In this optional section you’re going to authenticate your dynamic routing advertisements using RIPv2 MD5 authentication. This will help prevent attackers from subverting your routing infrastructure by easily advertising bogus information, which could be make it easy to launch attacks such as man-in-the-middle (MitM) and denial-of-service (DoS).
The original version of RIP didn’t support authentication (or variable-length subnet masks, known as VLSM, which we also think of as class-less addressing), and so should never be used.
RIPv2 supports at least two forms of authentication. The first is a plain-text password, so is only useful for protecting against accidental misconfiguration, not deliberate attacks. You should instead use the MD5 form of authentication. To allow keys to be changed, a number of different passwords can be entered simultaneously, identified by an index. We’re just going to use a single password, so our index will be 1 (the lowest index allowable).

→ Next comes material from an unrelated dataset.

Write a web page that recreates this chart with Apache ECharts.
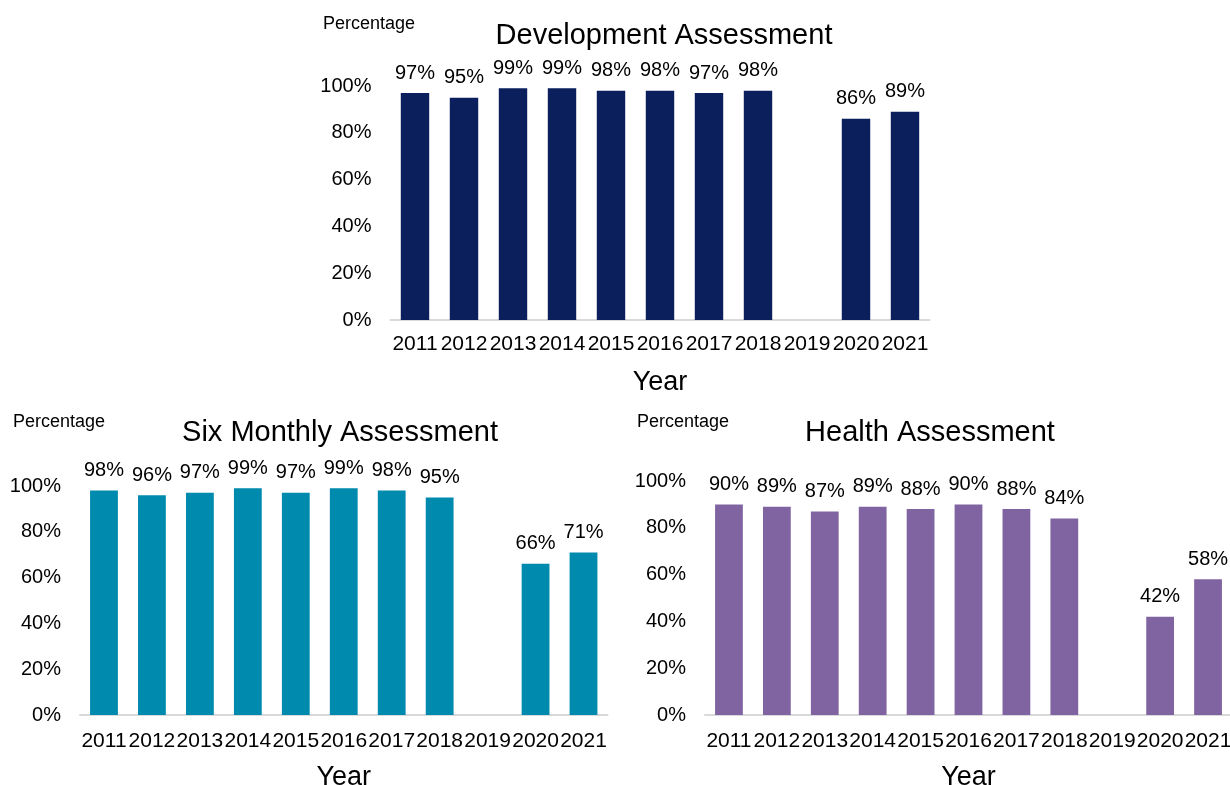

RIPv2 Authentication is enabled on a per-interface basis, so
on R1 we shall need to enable authentication on two interfaces:
eth1.10 and eth1.20, as those are the interface which are
connected to other RIP routers. The configuration command is
ethernet eth1 vif
10 ip rip authentication md5 1 password
OurSharedSecret. The shared
secret has to be the same on each link, but does not need to be
the same throughout the RIP routing domain. When you have made the
configuration change to all the routers, ensure that it is all
working. Use run show ip rip status to inspect
the status of the RIP agents. Refer to the Vyatta RIP Reference
for further commands.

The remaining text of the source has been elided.